When it comes to this filler It can also be used to fill those not so perfect miters but there are a few things to know before you start using it on your wood work.
Wood Putty should be applied to the wood after it is stained and varnished.
Then after it is applied a coat of varnish will seal and protect the covered areas.
On raw wood I will use a product called "Dap Plastic Wood Filler."
This plastic filler is paintable and stainable and can be used as a wood grain filler.
Wood putty is applied after staining and The reason for this is because this product contains certain chemicals that can be absorbed into the wood if it is applied to raw wood.
These chemicals can interrupt the natural absorption of the stain in to the wood where the wood putty was applied and produce unfavorable results.

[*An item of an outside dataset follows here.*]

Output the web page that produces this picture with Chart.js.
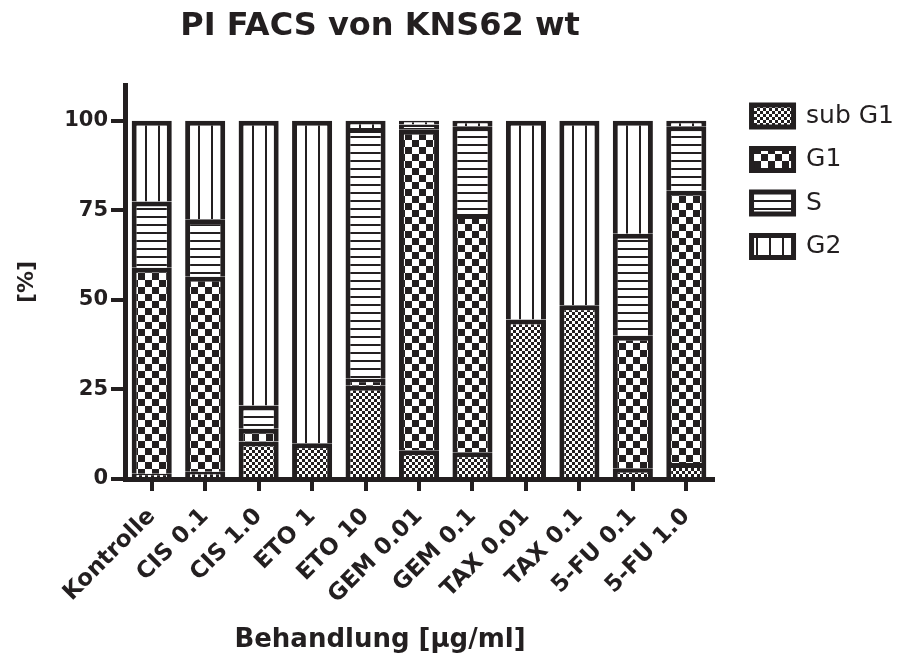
<!DOCTYPE html>
<html>
<head>
<meta charset="utf-8">
<script src="https://cdn.jsdelivr.net/npm/chart.js@4.4.1/dist/chart.umd.min.js"></script>
<style>
  body { margin: 0; background: #fff; }
  canvas { display: block; }
</style>
</head>
<body>
<canvas id="c" width="919" height="657"></canvas>
<script>
const categories = ['Kontrolle', 'CIS 0.1', 'CIS 1.0', 'ETO 1', 'ETO 10', 'GEM 0.01', 'GEM 0.1', 'TAX 0.01', 'TAX 0.1', '5-FU 0.1', '5-FU 1.0']
const subG1 = [1.5, 2, 10.5, 10, 26, 8, 7.5, 44.5, 48.5, 3, 4.5]
const G1 = [57.5, 54.5, 3.5, 0, 2, 89.5, 66.5, 0, 0, 37, 76]
const S = [18.5, 16, 6.5, 0, 70, 1.5, 24.5, 0, 0, 28.5, 18]
const G2 = [22.5, 27.5, 79.5, 90, 2, 1, 1.5, 55.5, 51.5, 31.5, 1.5]
const yTicks = [0, 25, 50, 75, 100]

const chartTitle = 'PI FACS von KNS62 wt'
const xTitle = 'Behandlung [µg/ml]'
const yTitle = '[%]'

const ink = '#231f20'
Chart.defaults.font.family = '"DejaVu Sans", sans-serif'
Chart.defaults.color = ink

// pattern tiles
function tile(size, draw) {
  const cv = document.createElement('canvas')
  cv.width = size[0]
  cv.height = size[1]
  const g = cv.getContext('2d')
  g.fillStyle = '#fff'
  g.fillRect(0, 0, size[0], size[1])
  g.fillStyle = ink
  draw(g)
  return cv
}
const tiles = {
  fine: tile([6, 6], g => { g.fillRect(0, 0, 3, 3); g.fillRect(3, 3, 3, 3) }),
  coarse: tile([14, 14], g => { g.fillRect(0, 0, 7, 7); g.fillRect(7, 7, 7, 7) }),
  hlines: tile([8, 8], g => { g.fillRect(0, 0, 8, 2) }),
  vlines: tile([13, 13], g => { g.fillRect(0, 0, 2, 13) }),
}

const ctx = document.getElementById('c').getContext('2d')

function patternFor(kind) {
  return (c) => {
    const p = ctx.createPattern(tiles[kind], 'repeat')
    if (c && c.type === 'data' && c.chart.scales.x) {
      const px = c.chart.scales.x.getPixelForValue(c.dataIndex)
      p.setTransform(new DOMMatrix([1, 0, 0, 1, Math.round(px) - 7, 0]))
    }
    return p
  }
}

const common = {
  borderColor: ink,
  borderWidth: 5,
  barPercentage: 0.75,
  categoryPercentage: 1,
}

const texts = {
  id: 'texts',
  afterLayout(chart) {
    // push the legend a bit away from the plot
    chart.legend.left += 20
    chart.legend.right += 20
  },
  afterDraw(chart) {
    const { ctx, chartArea } = chart
    const cx = chartArea.left + 255
    ctx.save()
    ctx.fillStyle = ink
    ctx.textAlign = 'center'
    ctx.textBaseline = 'alphabetic'
    ctx.font = 'bold 32px "DejaVu Sans"'
    ctx.fillText(chartTitle, cx, 35)
    ctx.font = 'bold 26px "DejaVu Sans"'
    ctx.fillText(xTitle, cx, 647)
    ctx.restore()
  },
}

new Chart(ctx, {
  type: 'bar',
  data: {
    labels: categories,
    datasets: [
      { label: 'sub G1', data: subG1, backgroundColor: patternFor('fine'), ...common },
      { label: 'G1', data: G1, backgroundColor: patternFor('coarse'), ...common },
      { label: 'S', data: S, backgroundColor: patternFor('hlines'), ...common },
      { label: 'G2', data: G2, backgroundColor: patternFor('vlines'), ...common },
    ],
  },
  options: {
    responsive: false,
    devicePixelRatio: 1,
    animation: false,
    layout: { padding: { top: 85, right: 35, left: 0, bottom: 0 } },
    plugins: {
      title: { display: false },
      tooltip: { enabled: false },
      legend: {
        position: 'right',
        align: 'start',
        fullSize: false,
        labels: {
          boxWidth: 42,
          boxHeight: 22,
          padding: 18.5,
          font: { size: 25 },
          color: ink,
        },
      },
    },
    scales: {
      x: {
        stacked: true,
        offset: true,
        grid: { drawOnChartArea: false, offset: false, tickLength: 12, lineWidth: 4, color: ink },
        border: { display: true, width: 5, color: ink },
        ticks: {
          autoSkip: false,
          maxRotation: 45,
          minRotation: 45,
          padding: 12,
          font: { size: 23, weight: 'bold' },
          color: ink,
        },
        afterFit(scale) { scale.height = 178 },
      },
      y: {
        stacked: true,
        min: 0,
        max: 110,
        afterBuildTicks(scale) { scale.ticks = yTicks.map(v => ({ value: v })) },
        grid: { drawOnChartArea: false, tickLength: 14, lineWidth: 4, color: ink },
        border: { display: true, width: 5, color: ink },
        ticks: { padding: 3, font: { size: 21, weight: 'bold' }, color: ink },
        title: { display: true, text: yTitle, font: { size: 22, weight: 'bold' }, padding: { top: 14, bottom: 4 }, color: ink },
        afterFit(scale) { scale.width = 125 },
      },
    },
  },
  plugins: [texts],
})
</script>
</body>
</html>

There are all sorts of brands and types of wood putty out there.
Be sure to read the directions for use to get the best possible outcome.
There are many colors or shades of this product that can be mixed and combined to match any color of stain.
The texture of wood putty is compared to kid's playdoo and is a type of plastic resins which hardens when it dries after it is applied.
Matching the color of wood putty to the stain can virtually hide nail holes, small splits, small gaps in miters and other small imperfections if applied properly.
With a hand full of really fine saw dust and White or wood glue you can make it by mixing the glue with the sawdust.
Form the mixture into workable putty.
It's certainly not as good and strong as the real plastic filler although will work if needed.
Also keep in mind this would be the raw color of the wood but will take stain.
Be careful to clean or sand the excess off on raw wood so the stain can penetrate evenly.